La libre circulation des personnes, c’est aussi pour les migrant-e-s le droit de ne pas être discriminés en Suisse en raison de leur nationalité, c’est aussi le droit de séjour et d’accès à une activité économique, le droit à l’égalité de traitement avec les nationaux en ce qui concerne l’accès et l’exercice d’une activité économique ainsi que les conditions de vie, d’emploi et de travail, c’est aussi le droit au séjour des membres de la famille quelle que soit leur nationalité, c’est la coordination des systèmes de sécurité sociale; tous ces droits sont évidemment importants pour les personnes concernées; même s’ils demeurent souvent formels, cela vaut évidemment mieux que d’être en Suisse sans papier légal et sans droits, en butte à une répression qui peut surgir à tout moment. Pour ma part, je ne suis pas prêt à attaquer ces droits par referendum, même si j’en connais la limite puisque cette libre circulation n’implique aucun droit politique et se borne aux ressortissants des pays de l’UE, ce qui laisse présager un sérieux tour de vis pour les immigrés provenant d’autres pays, en particulier des pays du Sud.

9) Si l’Union syndicale suisse (USS), ou des syndicalistes devaient se lancer dans l’aventure du referendum, il en résulterait de graves problèmes d’image pour le mouvement syndical, en plus d’une division des salariés de ce pays; il ne faut pas croire que l’USS, au cas où elle lancerait le referendum serait tout d’un coup animée par une volonté de lutte nouvelle et que cela constituerait une réorientation de l’ensemble du mouvement syndical dans le sens de positions de gauche plus radicales. L’USS, dans un tel cas, ne ferait qu’appliquer sa ligne de fond qui consiste à croire que l’on peut préserver nos conditions de travail dans le strict cadre national; elle ne lancerait le referendum que pour renforcer sa position d’interlocuteur des milieux dominants de ce pays.
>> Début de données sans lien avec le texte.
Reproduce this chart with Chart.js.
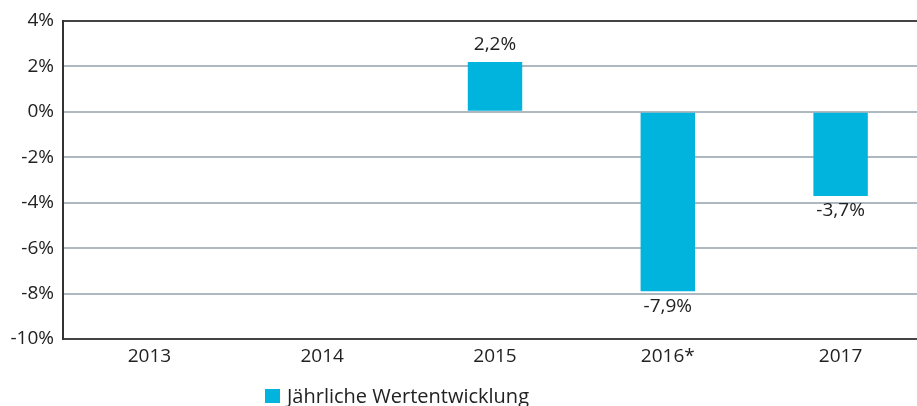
<!DOCTYPE html>
<html>
<head>
<meta charset="utf-8">
<script src="https://cdn.jsdelivr.net/npm/chart.js@4.4.1/dist/chart.umd.min.js"></script>
<style>
  html, body { margin: 0; padding: 0; background: #fff; overflow: hidden; }
  #wrap { width: 940px; height: 406px; }
</style>
</head>
<body>
<div id="wrap"><canvas id="myChart" width="940" height="406"></canvas></div>
<script>
// categories and values
const years = ['2013', '2014', '2015', '2016*', '2017'];
const wertentwicklung = [null, null, 2.2, -7.9, -3.7];
const seriesName = 'Jährliche Wertentwicklung';
const yMin = -10;
const yMax = 4;
const yStep = 2;

const fontName = "'Open Sans', 'Noto Sans', sans-serif";
const barColor = '#00b4de';

// value labels above / below each bar
const valueLabels = {
    id: 'valueLabels',
    afterDatasetsDraw(chart) {
        const ctx = chart.ctx;
        const meta = chart.getDatasetMeta(0);
        ctx.save();
        ctx.font = '19px ' + fontName;
        ctx.fillStyle = '#222';
        ctx.textAlign = 'center';
        ctx.textBaseline = 'middle';
        meta.data.forEach(function (bar, i) {
            const v = wertentwicklung[i];
            if (v === null) return;
            const txt = v.toFixed(1).replace('.', ',') + '%';
            const y = v >= 0 ? bar.y - 17 : bar.y + 15;
            ctx.fillText(txt, bar.x, y);
        });
        ctx.restore();
    }
};

// simple legend drawn below the axis
const bottomLegend = {
    id: 'bottomLegend',
    afterDraw(chart) {
        const ctx = chart.ctx;
        ctx.save();
        ctx.fillStyle = barColor;
        ctx.fillRect(265, 389, 15, 14);
        ctx.font = '20px ' + fontName;
        ctx.fillStyle = '#222';
        ctx.textAlign = 'left';
        ctx.textBaseline = 'middle';
        ctx.fillText(chart.data.datasets[0].label, 287, 397);
        ctx.restore();
    }
};

const ctx = document.getElementById('myChart').getContext('2d');
const config = {
    type: 'bar',
    data: {
        labels: years,
        datasets: [{
            label: seriesName,
            data: wertentwicklung,
            backgroundColor: barColor,
            categoryPercentage: 1,
            barPercentage: 0.315
        }]
    },
    options: {
        responsive: false,
        animation: false,
        layout: { padding: { top: 21, right: 13, bottom: 0, left: 0 } },
        plugins: {
            legend: { display: false },
            tooltip: { enabled: false }
        },
        scales: {
            x: {
                grid: { display: false },
                border: { display: true, color: '#444', width: 2 },
                ticks: {
                    color: '#222',
                    font: { family: fontName, size: 19 },
                    padding: -2,
                    maxRotation: 0
                },
                afterFit: function (s) { s.height = 67; }
            },
            y: {
                min: yMin,
                max: yMax,
                ticks: {
                    stepSize: yStep,
                    color: '#222',
                    font: { family: fontName, size: 19 },
                    padding: 9,
                    callback: function (v) { return v + '%'; }
                },
                grid: {
                    drawTicks: false,
                    color: function (c) {
                        return (c.tick && (c.tick.value === yMax || c.tick.value === yMin)) ? '#444' : '#aeb8c0';
                    },
                    lineWidth: 2
                },
                border: { display: true, color: '#333', width: 2 },
                afterFit: function (s) { s.width = 63; }
            }
        }
    },
    plugins: [valueLabels, bottomLegend]
};
const myChart = new Chart(ctx, config);
</script>
</body>
</html>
On attend toujours, en effet, que l’USS appelle à un mouvement de grève, à un mouvement de lutte général, que ce soit sur l’AVS, les droits des salarié-e-s, la protection contre les licenciements, la lutte contre les politiques d’austérité ou la défense des services publics. Le referendum contre la libre circulation des personnes, ce serait en quelque sorte un moyen pour l’USS de se «dédouaner», un substitut à la lutte, et une tentative «d’instrumenter» les salariés et la population pour renforcer sa position auprès des milieux dominants, en particulier dans le cadre institutionnel, car l’USS se pose clairement et systématiquement en co-responsable de la gestion de ce système. Le problème, c’est qu’en agissant ainsi, l’USS cèderait aux courants d’extrême-droite, chose évidemment inquiétante pour l’avenir, et qu’elle ouvrirait un espace accru au développement des positions xénophobes et racistes dans la population, suisse en particulier.

10) La position des tenants du referendum aboutit à désigner l’immigration comme cause de la paupérisation et du dumping salarial, alors qu’il s’agit bien évidemment d’une logique de système avec ses mécanismes de marché et sa loi de la rentabilité qui conduit à cela.

Nous devons dire clairement quelles sont les causes de cette régression et pourquoi, dans cette globalisation, nous ne pourrons pas défendre les conditions de travail des salariés en Suisse en nous repliant sur le cadre national. Les syndicats doivent non seulement impulser des luttes pour défendre et promouvoir les intérêts des salariés, mais aussi, avec le mouvement altermondialisme, avec les mouvements contre la xénophobie et le racisme, dénoncer cette logique de système, dire aux travailleurs quelles sont les causes de ces tendances à la régression sociale, et lutter avec les salariés et les milieux progressistes du monde entier pour un changement de société, pour une rupture avec ces logiques de marché et la loi du profit qui mettent en concurrence les salariés à tous les niveaux et ouvrent sur la «guerre de tous contre tous». C’est dans cette direction qu’il faut aller selon moi.